__The request__.
Which lines below hold the word "matplotlib"? Report each one.

__Supplied information__.
## Begin

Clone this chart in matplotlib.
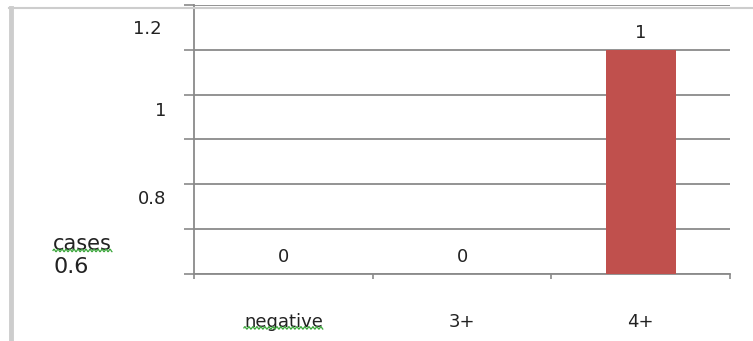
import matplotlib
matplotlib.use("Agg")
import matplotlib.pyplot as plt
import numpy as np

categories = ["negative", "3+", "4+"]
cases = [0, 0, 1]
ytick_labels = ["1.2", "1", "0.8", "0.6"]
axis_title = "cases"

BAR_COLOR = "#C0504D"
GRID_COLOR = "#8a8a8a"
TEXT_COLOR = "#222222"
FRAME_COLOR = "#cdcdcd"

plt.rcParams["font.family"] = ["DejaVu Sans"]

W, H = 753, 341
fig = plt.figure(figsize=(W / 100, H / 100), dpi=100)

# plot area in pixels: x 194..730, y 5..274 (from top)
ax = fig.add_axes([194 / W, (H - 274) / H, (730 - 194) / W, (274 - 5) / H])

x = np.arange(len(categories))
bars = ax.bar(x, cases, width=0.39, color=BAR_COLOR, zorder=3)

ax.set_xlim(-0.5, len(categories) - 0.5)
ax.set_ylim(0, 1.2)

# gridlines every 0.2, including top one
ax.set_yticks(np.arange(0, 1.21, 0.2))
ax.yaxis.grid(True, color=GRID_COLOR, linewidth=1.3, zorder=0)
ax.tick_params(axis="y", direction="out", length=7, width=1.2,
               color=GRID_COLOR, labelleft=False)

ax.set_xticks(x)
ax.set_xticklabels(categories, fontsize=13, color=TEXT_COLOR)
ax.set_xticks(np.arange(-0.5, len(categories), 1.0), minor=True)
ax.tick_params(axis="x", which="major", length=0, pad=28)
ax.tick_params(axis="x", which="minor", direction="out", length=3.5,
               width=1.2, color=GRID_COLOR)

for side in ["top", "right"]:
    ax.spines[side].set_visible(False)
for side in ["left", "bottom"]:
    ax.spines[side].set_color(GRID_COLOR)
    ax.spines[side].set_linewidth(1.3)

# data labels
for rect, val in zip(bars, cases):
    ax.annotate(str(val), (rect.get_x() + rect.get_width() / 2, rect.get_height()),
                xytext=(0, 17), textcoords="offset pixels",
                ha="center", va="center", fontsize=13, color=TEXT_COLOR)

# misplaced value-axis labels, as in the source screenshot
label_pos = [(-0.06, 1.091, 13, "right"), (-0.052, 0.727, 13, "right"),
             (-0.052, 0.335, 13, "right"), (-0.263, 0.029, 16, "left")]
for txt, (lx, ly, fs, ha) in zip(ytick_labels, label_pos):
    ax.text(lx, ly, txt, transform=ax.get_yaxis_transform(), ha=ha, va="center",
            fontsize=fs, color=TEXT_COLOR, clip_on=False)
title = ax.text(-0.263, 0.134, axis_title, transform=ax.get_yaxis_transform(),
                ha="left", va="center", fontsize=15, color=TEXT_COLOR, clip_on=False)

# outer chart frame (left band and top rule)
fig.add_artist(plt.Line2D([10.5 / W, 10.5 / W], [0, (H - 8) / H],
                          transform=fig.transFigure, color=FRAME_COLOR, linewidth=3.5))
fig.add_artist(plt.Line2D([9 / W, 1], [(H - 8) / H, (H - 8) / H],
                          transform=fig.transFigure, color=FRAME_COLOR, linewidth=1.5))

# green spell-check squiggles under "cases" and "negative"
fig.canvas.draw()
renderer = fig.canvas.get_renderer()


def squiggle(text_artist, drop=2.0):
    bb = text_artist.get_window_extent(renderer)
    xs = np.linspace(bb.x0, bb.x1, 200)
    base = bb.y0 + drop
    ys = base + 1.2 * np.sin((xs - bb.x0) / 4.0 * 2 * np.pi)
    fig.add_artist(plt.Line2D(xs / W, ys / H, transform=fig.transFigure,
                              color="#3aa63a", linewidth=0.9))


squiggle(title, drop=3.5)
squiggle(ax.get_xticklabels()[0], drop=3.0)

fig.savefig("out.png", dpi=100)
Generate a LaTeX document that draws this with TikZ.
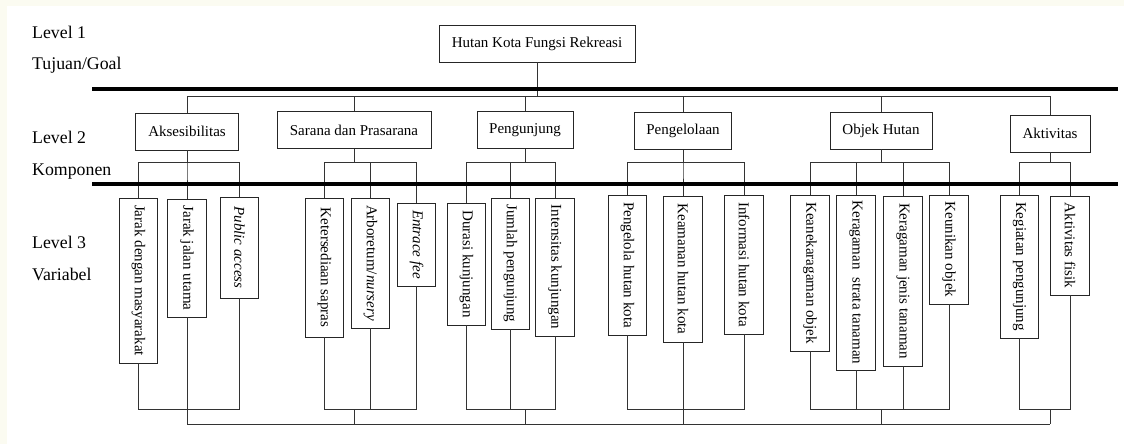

## End

__Output for this task__.
Clone this chart in matplotlib.
import matplotlib
matplotlib.use("Agg")
import matplotlib.pyplot as plt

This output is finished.